Combinatorics of KP solitons from the real Grassmannian

TL;DR

This paper explores the combinatorial structure of KP soliton solutions derived from the real Grassmannian, revealing connections to total positivity, cluster algebras, and providing a complete description of their asymptotic behavior.

Contribution

It offers a comprehensive combinatorial description of KP soliton contour plots using Grassmannian stratifications and characterizes regular solutions via total positivity.

Findings

Complete asymptotic description of contour plots for large |y| or |t|

Connection between regular solitons and the totally non-negative Grassmannian

Insights into the inverse problem for KP solitons

Abstract

Given a point A in the real Grassmannian, it is well-known that one can construct a soliton solution u_A(x,y,t) to the KP equation.
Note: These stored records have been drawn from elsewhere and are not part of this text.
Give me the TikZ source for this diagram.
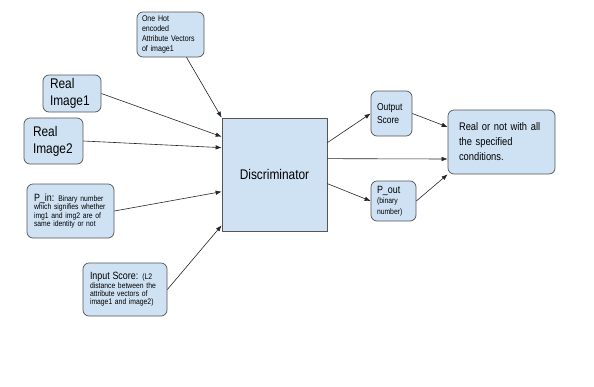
\documentclass[tikz,border=0pt]{standalone}
\usepackage{fontspec}
\setmainfont{Liberation Sans}[FakeStretch=0.85]
\usepackage{tikz}
\usetikzlibrary{arrows.meta}
\definecolor{boxfill}{RGB}{207,226,243}
\definecolor{boxline}{RGB}{85,85,85}
\tikzstyle{box}=[draw=boxline,fill=boxfill,rounded corners=6pt,align=left,line width=0.7pt,inner ysep=2pt]
\tikzstyle{small}=[font=\fontsize{8}{8.3}\selectfont]
\newcommand{\headtxt}[1]{{\fontsize{10.5}{12}\selectfont #1}}

\begin{document}
\begin{tikzpicture}[x=1pt,y=-1pt,>={Latex[length=6pt,width=4.5pt]}]
\tikzstyle{arr}=[->,draw=black!85,line width=0.6pt]
\useasboundingbox[fill=white] (0,0) rectangle (594,386);

% inputs
\node [box,text width=57pt,inner xsep=5pt,minimum height=45pt,font=\fontsize{8.3}{9.8}\selectfont] (onehot) at (170.5,34.5)
  {One Hot\\encoded\\Attribute Vectors\\of image1};
\node [box,text width=44pt,inner xsep=7pt,minimum height=37pt,font=\fontsize{14}{17}\selectfont] (real1) at (72,93.5)
  {Real\\Image1};
\node [box,text width=41pt,inner xsep=9pt,minimum height=46pt,font=\fontsize{14}{17}\selectfont] (real2) at (53.5,141)
  {Real\\Image2};
\node [box,small,text width=73pt,inner xsep=7pt,minimum height=54pt] (pin) at (70.5,211)
  {\headtxt{P\_in:} Binary number\\which signifies whether\\img1 and img2 are of\\same identity or not};
\node [box,small,text width=70pt,inner xsep=7pt,minimum height=53pt] (inscore) at (125,289.5)
  {\headtxt{Input Score:} (L2\\distance between the\\attribute vectors of\\image1 and image2)};

\node [box,sharp corners,align=center,minimum width=105pt,minimum height=113pt,font=\fontsize{14}{17}\selectfont] (disc) at (274.5,174.5)
  {Discriminator};

% outputs
\node [box,text width=29pt,inner xsep=6pt,minimum height=45pt,font=\fontsize{10}{12.5}\selectfont] (outscore) at (391.5,113.5)
  {Output\\Score};
\node [box,text width=33pt,inner xsep=6pt,minimum height=40pt,font=\fontsize{8}{10.5}\selectfont] (pout) at (393.5,201)
  {\headtxt{P\_out}\\(binary\\number)};
\node [box,text width=85pt,inner xsep=11pt,minimum height=64pt,font=\fontsize{11}{15}\selectfont] (real) at (501.5,142)
  {Real or not with all\\the specified\\conditions.};

\draw[arr] (onehot.-55) -- (disc.north west);
\draw[arr] (real1.east) -- ([yshift=-19pt]disc.north west);
\draw[arr] (real2.east) -- ([yshift=-30pt]disc.north west);
\draw[arr] (pin.east) -- ([yshift=-74pt]disc.north west);
\draw[arr] (inscore.east) -- ([yshift=6pt]disc.south west);

\draw[arr] ([yshift=-25pt]disc.north east) -- (outscore.west);
\draw[arr] ([yshift=-41pt]disc.north east) -- ([yshift=-17pt]real.west);
\draw[arr] ([yshift=-66pt]disc.north east) -- (pout.west);
\draw[arr] (outscore.east) -- ([yshift=15pt]real.west);
\draw[arr] (pout.east) -- (real.south west);
\end{tikzpicture}
\end{document}
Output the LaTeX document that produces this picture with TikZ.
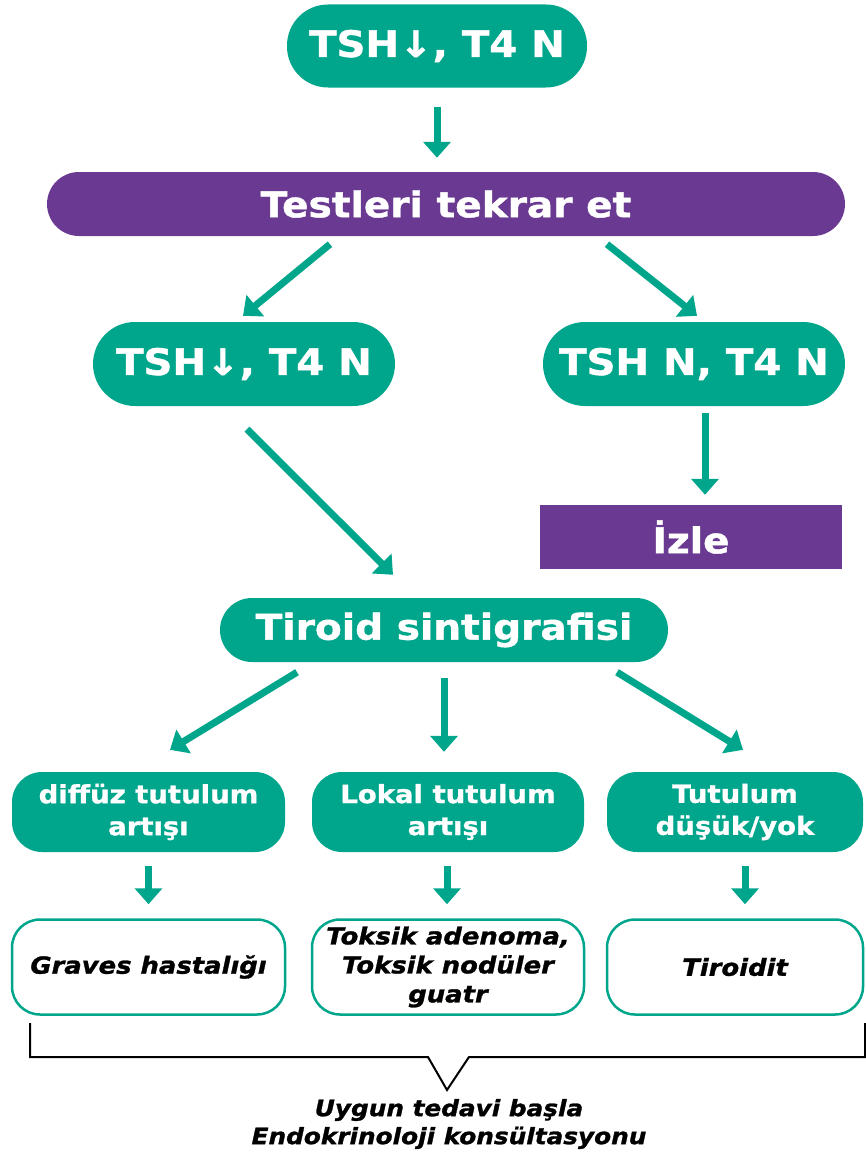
\documentclass[tikz,border=0pt]{standalone}
\usepackage{fontspec}
\setmainfont{DejaVu Sans}[
  FakeStretch=1.1,
  BoldFont={DejaVu Sans Bold},
  ItalicFont={DejaVu Sans Oblique},
  BoldItalicFont={DejaVu Sans Bold Oblique},
  BoldFeatures={FakeBold=1.2},
  BoldItalicFeatures={FakeBold=1.2}
]
\usetikzlibrary{arrows.meta, calc}
\definecolor{tealgreen}{RGB}{0,166,140}
\definecolor{violet}{RGB}{106,58,146}
\tikzset{
  pill/.style={
    fill=tealgreen, text=white, inner sep=0pt,
    minimum width=302pt, minimum height=84pt, rounded corners=42pt,
    font=\bfseries\fontsize{36.5}{40}\selectfont
  },
  bar/.style={
    fill=violet, text=white, inner sep=0pt,
    minimum height=64pt, font=\bfseries\fontsize{35.5}{38}\selectfont
  },
  result/.style={
    fill=tealgreen, text=white, inner sep=0pt, align=center,
    minimum height=80pt, rounded corners=30pt,
    font=\bfseries\fontsize{25}{32}\selectfont
  },
  diagnosis/.style={
    draw=tealgreen, line width=2.5pt, fill=white, inner sep=0pt, align=center,
    minimum height=95pt, rounded corners=28pt,
    font=\bfseries\itshape\fontsize{23.5}{29}\selectfont
  },
  arr/.style={
    draw=tealgreen, line width=7pt,
    -{Triangle[width=27pt,length=16pt]}
  },
}

\begin{document}
\begin{tikzpicture}[x=1pt, y=-1pt]
  \useasboundingbox (0,0) rectangle (866,1156);

  % First test
  \node[pill, minimum width=300pt, minimum height=83pt, rounded corners=41pt] (tsh) at (437,46) {TSH↓, T4 N};
  \node[bar, minimum width=798pt, rounded corners=32pt] (retest) at (446,204) {Testleri tekrar et};

  % Repeat results
  \node[pill] (low) at (244,364) {TSH↓, T4 N};
  \node[pill] (normal) at (694,364) {TSH N, T4 N};
  \node[bar, minimum width=302pt] (follow) at (691,537) {İzle};

  % Scintigraphy
  \node[bar, fill=tealgreen, minimum width=448pt, rounded corners=32pt] (scan) at (444,630) {Tiroid sintigrafisi};

  % Uptake
  \node[result, minimum width=273pt] (diffuse) at (148.5,812) {diffüz tutulum\\artışı};
  \node[result, minimum width=272pt] (local) at (448,812) {Lokal tutulum\\artışı};
  \node[result, minimum width=256pt] (none) at (735,812) {Tutulum\\düşük/yok};

  % Diagnoses
  \node[diagnosis, minimum width=273pt] (graves) at (148.5,967) {Graves hastalığı};
  \node[diagnosis, minimum width=272pt] (toxic) at (448,967) {Toksik adenoma,\\Toksik nodüler\\guatr};
  \node[diagnosis, minimum width=256pt] (thyroiditis) at (735,967) {Tiroidit};

  % Arrows
  \draw[arr] ([yshift=-19pt]tsh.south) -- ([xshift=-9pt,yshift=14pt]retest.north);
  \draw[arr] ([xshift=-116pt,yshift=-8pt]retest.south) -- ([xshift=-1pt,yshift=6pt]low.north);
  \draw[arr] ([xshift=161pt,yshift=-8pt]retest.south) -- ([xshift=3pt,yshift=6pt]normal.north);
  \draw[arr] ([xshift=11pt,yshift=-7pt]normal.south) -- ([xshift=14pt,yshift=10pt]follow.north);
  \draw[arr] ([xshift=3pt,yshift=-23pt]low.south) -- ([xshift=-51pt,yshift=23pt]scan.north);
  \draw[arr] ([xshift=-147pt,yshift=-10pt]scan.south) -- ([xshift=21.5pt,yshift=22pt]diffuse.north);
  \draw[arr] ([yshift=-16pt]scan.south) -- ([xshift=-4pt,yshift=20pt]local.north);
  \draw[arr] ([xshift=173pt,yshift=-10pt]scan.south) -- ([xshift=8pt,yshift=22pt]none.north);
  \draw[arr] ([yshift=-14pt]diffuse.south) -- ([yshift=14pt]graves.north);
  \draw[arr] ([xshift=-1pt,yshift=-14pt]local.south) -- ([xshift=-1pt,yshift=14pt]toxic.north);
  \draw[arr] ([xshift=10pt,yshift=-14pt]none.south) -- ([xshift=10pt,yshift=14pt]thyroiditis.north);

  % Bracket
  \draw[line width=2pt] (30,1023) -- (30,1057) -- (428,1057) -- (447,1090) -- (469,1057) -- (865,1057) -- (865,1023);
  \node[align=center, font=\bfseries\itshape\fontsize{22.5}{28}\selectfont] (treat) at (449,1124) {Uygun tedavi başla\\Endokrinoloji konsültasyonu};
\end{tikzpicture}
\end{document}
The contour plot of such a solution provides a tropical approximation to the solution when the variables x, y, and t are considered on a large scale and the time t is fixed. In this paper we give an overview of our work on the combinatorics of such contour plots. Using the positroid stratification and the Deodhar decomposition of the Grassmannian (and in particular the combinatorics of Go-diagrams), we completely describe the asymptotics of these contour plots when |y| or |t| go to infinity. Other highlights include: a surprising connection with total positivity and cluster algebras; results on the inverse problem; and the characterization of regular soliton solutions -- that is, a soliton solution u_A(x,y,t) is regular for all times t if and only if A comes from the totally non-negative part of the Grassmannian.